**Set task**
Below are entries. Give back exactly the lines from the one containing "Output the web page that produces this picture with D3.js." through the one containing "const finalStep = 180000;", inclusive, without the pictures.

━━━━━━

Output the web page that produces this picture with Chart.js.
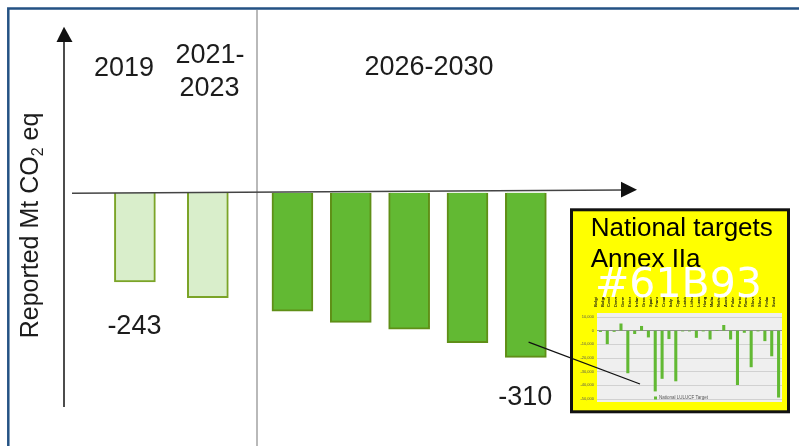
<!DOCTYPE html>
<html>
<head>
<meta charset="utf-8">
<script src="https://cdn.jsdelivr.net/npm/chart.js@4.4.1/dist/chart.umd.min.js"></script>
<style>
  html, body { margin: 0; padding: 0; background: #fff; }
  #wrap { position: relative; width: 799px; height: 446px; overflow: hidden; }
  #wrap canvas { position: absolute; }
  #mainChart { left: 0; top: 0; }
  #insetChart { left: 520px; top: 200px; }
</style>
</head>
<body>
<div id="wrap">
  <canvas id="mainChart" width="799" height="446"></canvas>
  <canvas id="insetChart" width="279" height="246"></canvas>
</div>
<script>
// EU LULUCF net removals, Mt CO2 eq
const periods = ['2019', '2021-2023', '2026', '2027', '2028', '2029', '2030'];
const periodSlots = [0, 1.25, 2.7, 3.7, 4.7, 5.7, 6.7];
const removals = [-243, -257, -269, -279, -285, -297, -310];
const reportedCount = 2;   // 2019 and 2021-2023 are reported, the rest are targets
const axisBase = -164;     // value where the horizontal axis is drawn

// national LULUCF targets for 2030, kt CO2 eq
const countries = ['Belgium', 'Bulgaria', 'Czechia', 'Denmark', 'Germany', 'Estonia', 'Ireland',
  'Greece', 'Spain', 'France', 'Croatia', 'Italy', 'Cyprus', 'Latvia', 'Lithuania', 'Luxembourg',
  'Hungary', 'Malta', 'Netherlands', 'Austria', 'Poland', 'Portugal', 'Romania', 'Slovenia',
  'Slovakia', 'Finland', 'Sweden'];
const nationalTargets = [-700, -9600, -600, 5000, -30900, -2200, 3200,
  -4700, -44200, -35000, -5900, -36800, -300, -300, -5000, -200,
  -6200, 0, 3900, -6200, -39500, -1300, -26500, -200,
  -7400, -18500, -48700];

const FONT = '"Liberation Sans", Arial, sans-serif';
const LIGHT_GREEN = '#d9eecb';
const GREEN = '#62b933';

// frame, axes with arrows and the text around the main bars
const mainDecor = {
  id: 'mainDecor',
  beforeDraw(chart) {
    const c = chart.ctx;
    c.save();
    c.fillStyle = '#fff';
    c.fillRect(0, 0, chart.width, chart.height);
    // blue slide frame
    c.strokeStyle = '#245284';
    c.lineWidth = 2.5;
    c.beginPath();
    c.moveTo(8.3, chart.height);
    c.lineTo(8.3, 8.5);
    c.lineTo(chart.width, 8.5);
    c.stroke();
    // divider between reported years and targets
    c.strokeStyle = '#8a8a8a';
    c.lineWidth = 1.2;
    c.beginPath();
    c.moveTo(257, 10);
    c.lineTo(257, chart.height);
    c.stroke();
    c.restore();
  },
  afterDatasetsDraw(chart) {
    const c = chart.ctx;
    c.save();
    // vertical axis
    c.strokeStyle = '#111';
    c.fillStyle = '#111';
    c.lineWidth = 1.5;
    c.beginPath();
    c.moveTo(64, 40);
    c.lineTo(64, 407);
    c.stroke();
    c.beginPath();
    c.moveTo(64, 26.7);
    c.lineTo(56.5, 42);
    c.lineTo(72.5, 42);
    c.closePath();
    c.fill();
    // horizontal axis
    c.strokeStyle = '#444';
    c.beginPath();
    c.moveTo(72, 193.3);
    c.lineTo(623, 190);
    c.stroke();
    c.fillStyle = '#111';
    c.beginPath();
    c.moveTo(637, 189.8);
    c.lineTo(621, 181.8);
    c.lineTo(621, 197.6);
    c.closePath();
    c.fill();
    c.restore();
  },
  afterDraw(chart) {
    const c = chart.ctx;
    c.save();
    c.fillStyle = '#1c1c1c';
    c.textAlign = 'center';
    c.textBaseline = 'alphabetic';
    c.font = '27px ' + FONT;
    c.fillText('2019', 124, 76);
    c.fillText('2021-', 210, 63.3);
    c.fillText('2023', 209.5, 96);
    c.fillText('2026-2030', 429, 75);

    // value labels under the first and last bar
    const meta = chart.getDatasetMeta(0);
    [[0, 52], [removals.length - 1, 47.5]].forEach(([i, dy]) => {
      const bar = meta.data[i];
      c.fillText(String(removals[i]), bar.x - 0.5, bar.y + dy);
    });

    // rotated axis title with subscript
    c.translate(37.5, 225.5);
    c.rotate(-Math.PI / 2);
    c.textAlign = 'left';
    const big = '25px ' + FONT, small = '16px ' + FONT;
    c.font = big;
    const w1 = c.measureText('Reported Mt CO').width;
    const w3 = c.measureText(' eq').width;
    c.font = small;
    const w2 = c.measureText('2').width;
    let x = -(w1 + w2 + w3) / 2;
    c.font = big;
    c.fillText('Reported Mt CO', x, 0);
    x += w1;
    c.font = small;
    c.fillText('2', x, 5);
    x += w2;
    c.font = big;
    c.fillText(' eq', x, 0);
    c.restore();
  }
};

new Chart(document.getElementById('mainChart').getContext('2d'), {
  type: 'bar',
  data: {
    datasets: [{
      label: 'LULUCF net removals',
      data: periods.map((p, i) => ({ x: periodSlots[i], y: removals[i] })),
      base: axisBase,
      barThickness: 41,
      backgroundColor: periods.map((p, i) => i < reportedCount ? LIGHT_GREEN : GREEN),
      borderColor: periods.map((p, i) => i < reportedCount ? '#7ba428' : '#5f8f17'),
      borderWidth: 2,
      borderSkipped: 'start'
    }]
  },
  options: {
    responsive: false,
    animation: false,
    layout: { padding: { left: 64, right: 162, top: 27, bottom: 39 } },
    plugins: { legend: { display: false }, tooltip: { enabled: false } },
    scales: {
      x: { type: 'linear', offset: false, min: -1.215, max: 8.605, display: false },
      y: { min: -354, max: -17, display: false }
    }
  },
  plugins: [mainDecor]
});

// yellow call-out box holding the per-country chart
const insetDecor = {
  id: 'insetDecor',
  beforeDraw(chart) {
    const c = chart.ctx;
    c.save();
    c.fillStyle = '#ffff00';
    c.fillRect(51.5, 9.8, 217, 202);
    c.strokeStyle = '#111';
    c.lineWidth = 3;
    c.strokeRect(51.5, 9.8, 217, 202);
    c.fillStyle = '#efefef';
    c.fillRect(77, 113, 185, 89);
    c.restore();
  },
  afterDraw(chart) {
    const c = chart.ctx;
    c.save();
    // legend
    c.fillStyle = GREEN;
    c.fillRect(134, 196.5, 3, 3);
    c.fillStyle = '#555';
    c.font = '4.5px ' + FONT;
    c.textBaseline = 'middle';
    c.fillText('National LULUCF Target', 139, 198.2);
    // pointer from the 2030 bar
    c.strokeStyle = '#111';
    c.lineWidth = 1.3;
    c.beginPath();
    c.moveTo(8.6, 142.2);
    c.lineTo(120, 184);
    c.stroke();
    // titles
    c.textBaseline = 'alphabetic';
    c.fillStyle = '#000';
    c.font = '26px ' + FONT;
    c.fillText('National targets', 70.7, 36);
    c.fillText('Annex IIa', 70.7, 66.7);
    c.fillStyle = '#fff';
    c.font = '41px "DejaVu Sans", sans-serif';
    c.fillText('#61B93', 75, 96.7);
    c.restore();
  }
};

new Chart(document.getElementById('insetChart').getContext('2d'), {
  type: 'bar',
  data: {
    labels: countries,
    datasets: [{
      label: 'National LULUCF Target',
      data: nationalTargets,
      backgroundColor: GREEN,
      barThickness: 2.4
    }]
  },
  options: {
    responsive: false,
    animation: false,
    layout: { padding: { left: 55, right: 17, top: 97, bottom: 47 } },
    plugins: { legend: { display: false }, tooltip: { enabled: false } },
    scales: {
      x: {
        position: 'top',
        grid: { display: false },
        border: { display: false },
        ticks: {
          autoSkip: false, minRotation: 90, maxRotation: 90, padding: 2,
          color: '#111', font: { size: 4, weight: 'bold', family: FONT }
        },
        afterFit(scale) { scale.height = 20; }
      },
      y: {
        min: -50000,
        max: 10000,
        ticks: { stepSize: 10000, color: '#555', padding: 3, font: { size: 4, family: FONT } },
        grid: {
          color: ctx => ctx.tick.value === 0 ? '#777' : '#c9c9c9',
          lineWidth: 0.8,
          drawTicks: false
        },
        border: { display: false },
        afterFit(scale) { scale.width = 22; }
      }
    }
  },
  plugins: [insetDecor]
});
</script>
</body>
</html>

━━━━━━

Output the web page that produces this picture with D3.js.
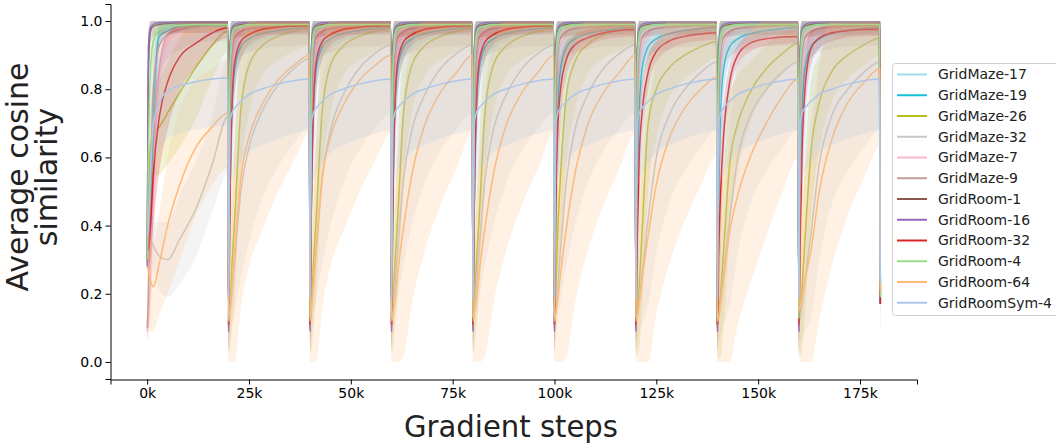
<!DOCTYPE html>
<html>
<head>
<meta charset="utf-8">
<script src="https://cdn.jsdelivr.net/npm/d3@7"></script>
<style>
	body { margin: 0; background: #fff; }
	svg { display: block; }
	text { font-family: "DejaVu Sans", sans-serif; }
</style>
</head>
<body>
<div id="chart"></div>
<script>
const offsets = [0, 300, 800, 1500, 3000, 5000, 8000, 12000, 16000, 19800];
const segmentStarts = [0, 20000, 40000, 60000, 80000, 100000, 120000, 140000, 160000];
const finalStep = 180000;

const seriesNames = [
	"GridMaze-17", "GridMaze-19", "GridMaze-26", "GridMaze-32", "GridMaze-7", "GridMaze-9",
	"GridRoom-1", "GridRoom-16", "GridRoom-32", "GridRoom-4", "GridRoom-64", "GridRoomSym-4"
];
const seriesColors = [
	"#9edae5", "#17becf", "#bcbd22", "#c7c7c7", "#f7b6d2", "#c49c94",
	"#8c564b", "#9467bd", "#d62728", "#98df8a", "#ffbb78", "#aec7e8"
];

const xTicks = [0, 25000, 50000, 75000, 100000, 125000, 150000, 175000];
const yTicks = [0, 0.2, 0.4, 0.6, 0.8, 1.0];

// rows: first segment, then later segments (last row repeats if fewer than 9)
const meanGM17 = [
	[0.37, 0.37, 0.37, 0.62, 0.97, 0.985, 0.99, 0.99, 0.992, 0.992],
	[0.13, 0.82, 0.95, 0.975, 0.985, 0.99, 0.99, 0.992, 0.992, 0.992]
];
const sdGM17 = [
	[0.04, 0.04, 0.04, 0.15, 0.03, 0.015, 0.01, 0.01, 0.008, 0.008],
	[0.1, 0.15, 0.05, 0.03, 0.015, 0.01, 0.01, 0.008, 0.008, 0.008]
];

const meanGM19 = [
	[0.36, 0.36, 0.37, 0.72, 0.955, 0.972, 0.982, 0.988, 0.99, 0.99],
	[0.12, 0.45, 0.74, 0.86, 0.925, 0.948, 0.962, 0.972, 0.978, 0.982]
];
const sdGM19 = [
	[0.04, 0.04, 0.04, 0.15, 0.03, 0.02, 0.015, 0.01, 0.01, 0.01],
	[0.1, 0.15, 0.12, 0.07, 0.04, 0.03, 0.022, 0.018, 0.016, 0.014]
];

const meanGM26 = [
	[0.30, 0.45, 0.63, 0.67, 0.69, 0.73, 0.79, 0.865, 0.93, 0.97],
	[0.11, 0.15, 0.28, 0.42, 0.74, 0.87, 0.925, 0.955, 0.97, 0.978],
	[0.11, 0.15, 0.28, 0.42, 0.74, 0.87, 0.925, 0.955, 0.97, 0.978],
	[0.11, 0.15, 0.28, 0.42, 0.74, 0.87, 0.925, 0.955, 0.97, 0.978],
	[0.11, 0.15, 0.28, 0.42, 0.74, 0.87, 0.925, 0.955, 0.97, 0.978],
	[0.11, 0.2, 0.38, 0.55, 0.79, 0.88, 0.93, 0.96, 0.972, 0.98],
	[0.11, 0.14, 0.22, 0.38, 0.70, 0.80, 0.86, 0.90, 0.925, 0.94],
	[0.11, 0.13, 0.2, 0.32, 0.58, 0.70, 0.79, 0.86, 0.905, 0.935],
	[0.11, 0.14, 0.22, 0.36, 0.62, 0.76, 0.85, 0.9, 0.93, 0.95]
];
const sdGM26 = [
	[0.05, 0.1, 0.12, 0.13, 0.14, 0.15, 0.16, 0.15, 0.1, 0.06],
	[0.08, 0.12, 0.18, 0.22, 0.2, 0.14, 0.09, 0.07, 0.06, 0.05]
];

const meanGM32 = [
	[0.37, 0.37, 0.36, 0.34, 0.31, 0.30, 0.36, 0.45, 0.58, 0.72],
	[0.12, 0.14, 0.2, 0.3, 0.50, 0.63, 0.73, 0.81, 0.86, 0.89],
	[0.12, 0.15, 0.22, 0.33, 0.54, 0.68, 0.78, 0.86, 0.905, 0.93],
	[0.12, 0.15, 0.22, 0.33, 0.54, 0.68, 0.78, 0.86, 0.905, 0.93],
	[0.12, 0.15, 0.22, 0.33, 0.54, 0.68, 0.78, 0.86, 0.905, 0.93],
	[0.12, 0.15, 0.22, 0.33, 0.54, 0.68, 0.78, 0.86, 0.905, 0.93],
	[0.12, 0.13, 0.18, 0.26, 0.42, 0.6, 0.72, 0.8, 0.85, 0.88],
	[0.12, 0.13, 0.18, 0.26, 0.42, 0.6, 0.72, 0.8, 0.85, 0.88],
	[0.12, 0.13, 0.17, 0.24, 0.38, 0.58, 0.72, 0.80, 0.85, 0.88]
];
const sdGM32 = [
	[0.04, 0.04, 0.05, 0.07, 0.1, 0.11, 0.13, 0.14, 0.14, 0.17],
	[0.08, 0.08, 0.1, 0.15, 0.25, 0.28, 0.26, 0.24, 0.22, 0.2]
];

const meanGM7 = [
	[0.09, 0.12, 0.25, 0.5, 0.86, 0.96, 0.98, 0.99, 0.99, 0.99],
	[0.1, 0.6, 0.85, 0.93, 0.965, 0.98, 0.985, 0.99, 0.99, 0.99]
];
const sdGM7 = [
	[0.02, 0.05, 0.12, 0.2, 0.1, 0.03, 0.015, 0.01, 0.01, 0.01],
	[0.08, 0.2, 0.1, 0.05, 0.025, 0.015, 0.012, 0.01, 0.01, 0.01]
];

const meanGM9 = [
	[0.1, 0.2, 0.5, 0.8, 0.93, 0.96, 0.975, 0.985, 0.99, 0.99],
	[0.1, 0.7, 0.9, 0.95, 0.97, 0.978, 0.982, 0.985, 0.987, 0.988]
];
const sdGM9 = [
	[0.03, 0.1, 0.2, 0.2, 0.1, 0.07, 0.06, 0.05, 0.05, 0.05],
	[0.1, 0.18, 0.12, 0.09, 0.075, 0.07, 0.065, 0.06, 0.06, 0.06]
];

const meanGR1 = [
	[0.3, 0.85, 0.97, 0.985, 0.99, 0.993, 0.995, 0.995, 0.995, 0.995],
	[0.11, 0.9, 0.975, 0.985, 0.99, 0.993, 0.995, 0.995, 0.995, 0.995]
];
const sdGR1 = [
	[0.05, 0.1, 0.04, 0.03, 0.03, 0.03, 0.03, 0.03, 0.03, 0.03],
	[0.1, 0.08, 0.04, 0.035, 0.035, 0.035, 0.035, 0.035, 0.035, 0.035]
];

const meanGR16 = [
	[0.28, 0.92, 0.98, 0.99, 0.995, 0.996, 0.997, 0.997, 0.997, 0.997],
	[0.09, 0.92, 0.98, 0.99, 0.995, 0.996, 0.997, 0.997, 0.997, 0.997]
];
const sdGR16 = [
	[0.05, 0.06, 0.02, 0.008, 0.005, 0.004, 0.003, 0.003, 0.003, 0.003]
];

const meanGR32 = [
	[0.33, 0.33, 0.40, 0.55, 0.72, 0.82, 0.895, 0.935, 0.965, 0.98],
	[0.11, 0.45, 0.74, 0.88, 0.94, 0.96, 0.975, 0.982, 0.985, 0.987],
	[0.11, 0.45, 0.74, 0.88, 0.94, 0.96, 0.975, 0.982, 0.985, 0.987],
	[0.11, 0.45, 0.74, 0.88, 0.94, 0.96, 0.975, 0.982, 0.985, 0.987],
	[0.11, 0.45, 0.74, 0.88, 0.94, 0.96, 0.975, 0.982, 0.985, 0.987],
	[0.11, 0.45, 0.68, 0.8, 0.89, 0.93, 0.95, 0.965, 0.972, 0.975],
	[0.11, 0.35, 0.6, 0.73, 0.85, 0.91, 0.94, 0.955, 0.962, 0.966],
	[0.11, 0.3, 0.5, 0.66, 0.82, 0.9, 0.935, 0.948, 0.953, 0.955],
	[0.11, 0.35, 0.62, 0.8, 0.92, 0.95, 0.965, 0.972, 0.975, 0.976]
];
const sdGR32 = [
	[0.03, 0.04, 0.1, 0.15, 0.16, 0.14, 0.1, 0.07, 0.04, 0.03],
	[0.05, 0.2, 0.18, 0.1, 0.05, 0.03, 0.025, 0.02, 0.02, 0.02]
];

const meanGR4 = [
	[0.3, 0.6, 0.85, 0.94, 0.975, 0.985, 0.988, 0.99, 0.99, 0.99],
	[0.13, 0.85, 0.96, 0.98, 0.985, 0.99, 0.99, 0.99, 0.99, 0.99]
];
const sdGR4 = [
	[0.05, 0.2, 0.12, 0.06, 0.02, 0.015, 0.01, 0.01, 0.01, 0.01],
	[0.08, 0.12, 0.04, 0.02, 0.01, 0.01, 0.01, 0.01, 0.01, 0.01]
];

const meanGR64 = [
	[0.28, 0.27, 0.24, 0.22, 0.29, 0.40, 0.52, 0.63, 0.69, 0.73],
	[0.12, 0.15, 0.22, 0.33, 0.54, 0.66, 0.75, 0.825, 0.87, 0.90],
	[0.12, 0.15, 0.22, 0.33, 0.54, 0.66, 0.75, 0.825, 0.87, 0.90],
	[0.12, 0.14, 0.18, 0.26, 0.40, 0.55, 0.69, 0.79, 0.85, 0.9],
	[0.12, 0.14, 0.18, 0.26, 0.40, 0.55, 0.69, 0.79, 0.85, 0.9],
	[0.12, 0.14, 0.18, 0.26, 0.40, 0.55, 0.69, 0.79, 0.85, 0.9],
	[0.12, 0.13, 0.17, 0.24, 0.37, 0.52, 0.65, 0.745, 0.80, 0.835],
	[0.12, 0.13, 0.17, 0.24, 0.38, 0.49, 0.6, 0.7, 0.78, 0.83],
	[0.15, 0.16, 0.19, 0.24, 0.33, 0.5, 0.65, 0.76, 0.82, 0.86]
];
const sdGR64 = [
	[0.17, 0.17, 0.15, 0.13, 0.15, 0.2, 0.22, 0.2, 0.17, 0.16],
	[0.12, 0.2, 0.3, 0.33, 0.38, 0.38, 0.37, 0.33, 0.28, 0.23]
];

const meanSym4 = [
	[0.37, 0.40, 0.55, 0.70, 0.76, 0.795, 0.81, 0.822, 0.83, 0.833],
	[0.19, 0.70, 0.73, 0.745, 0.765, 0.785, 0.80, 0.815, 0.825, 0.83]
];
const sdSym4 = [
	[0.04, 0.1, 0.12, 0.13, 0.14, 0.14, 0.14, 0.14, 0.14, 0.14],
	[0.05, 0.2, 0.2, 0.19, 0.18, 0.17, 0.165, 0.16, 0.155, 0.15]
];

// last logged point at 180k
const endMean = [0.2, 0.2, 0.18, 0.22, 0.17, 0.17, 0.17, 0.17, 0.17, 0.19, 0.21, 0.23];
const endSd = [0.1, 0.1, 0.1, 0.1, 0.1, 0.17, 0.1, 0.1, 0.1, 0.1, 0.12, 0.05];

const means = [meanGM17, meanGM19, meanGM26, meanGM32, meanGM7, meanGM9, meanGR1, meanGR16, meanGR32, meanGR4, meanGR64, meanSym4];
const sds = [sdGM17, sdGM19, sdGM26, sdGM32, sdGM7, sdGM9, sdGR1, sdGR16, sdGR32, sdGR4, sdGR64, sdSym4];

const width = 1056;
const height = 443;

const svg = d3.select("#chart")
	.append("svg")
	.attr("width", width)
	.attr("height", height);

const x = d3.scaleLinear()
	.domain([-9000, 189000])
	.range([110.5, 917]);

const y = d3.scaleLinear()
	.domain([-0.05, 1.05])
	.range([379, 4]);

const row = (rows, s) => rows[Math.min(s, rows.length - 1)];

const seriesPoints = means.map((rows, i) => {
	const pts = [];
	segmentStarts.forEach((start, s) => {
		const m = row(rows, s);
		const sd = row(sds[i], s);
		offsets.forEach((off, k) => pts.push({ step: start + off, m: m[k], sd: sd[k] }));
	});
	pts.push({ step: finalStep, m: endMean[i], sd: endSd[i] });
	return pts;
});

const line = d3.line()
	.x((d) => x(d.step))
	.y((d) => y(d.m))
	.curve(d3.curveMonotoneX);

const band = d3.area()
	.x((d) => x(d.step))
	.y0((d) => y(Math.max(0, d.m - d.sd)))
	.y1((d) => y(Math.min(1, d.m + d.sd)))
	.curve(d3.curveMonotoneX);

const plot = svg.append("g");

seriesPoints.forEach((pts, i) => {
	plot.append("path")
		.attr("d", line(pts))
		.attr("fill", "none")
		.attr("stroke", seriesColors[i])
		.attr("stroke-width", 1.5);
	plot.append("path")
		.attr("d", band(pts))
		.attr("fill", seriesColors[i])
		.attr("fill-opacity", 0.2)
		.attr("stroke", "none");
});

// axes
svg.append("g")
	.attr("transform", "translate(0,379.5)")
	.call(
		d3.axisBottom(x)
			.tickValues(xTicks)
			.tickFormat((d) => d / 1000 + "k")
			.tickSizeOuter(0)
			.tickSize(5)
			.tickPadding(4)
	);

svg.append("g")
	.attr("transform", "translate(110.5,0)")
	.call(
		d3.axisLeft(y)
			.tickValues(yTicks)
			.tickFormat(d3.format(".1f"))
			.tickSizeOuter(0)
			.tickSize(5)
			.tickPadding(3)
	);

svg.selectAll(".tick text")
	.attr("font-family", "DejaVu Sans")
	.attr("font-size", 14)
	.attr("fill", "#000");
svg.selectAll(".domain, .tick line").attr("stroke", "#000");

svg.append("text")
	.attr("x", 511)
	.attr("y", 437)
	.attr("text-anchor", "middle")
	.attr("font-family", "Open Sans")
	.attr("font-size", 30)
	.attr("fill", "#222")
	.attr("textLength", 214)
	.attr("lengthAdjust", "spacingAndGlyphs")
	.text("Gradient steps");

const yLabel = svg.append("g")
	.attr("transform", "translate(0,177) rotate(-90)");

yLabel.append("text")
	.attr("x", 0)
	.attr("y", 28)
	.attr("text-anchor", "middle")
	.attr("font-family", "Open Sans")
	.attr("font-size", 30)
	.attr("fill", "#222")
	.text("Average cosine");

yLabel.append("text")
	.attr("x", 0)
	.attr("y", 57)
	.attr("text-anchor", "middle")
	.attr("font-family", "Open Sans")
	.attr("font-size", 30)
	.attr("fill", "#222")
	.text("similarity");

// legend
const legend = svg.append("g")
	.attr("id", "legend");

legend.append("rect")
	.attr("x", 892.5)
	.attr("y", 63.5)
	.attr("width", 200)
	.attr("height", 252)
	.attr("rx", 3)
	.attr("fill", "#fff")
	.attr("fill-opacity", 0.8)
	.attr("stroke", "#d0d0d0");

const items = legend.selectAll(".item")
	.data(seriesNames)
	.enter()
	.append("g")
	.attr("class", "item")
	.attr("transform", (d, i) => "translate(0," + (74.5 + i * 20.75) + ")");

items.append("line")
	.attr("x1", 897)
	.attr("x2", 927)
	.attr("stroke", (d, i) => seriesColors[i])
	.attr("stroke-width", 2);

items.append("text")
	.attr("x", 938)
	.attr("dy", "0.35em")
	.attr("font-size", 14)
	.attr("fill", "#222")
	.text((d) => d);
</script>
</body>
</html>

━━━━━━

**Task result**
Output the web page that produces this picture with D3.js.
<!DOCTYPE html>
<html>
<head>
<meta charset="utf-8">
<script src="https://cdn.jsdelivr.net/npm/d3@7"></script>
<style>
	body { margin: 0; background: #fff; }
	svg { display: block; }
	text { font-family: "DejaVu Sans", sans-serif; }
</style>
</head>
<body>
<div id="chart"></div>
<script>
const offsets = [0, 300, 800, 1500, 3000, 5000, 8000, 12000, 16000, 19800];
const segmentStarts = [0, 20000, 40000, 60000, 80000, 100000, 120000, 140000, 160000];
const finalStep = 180000;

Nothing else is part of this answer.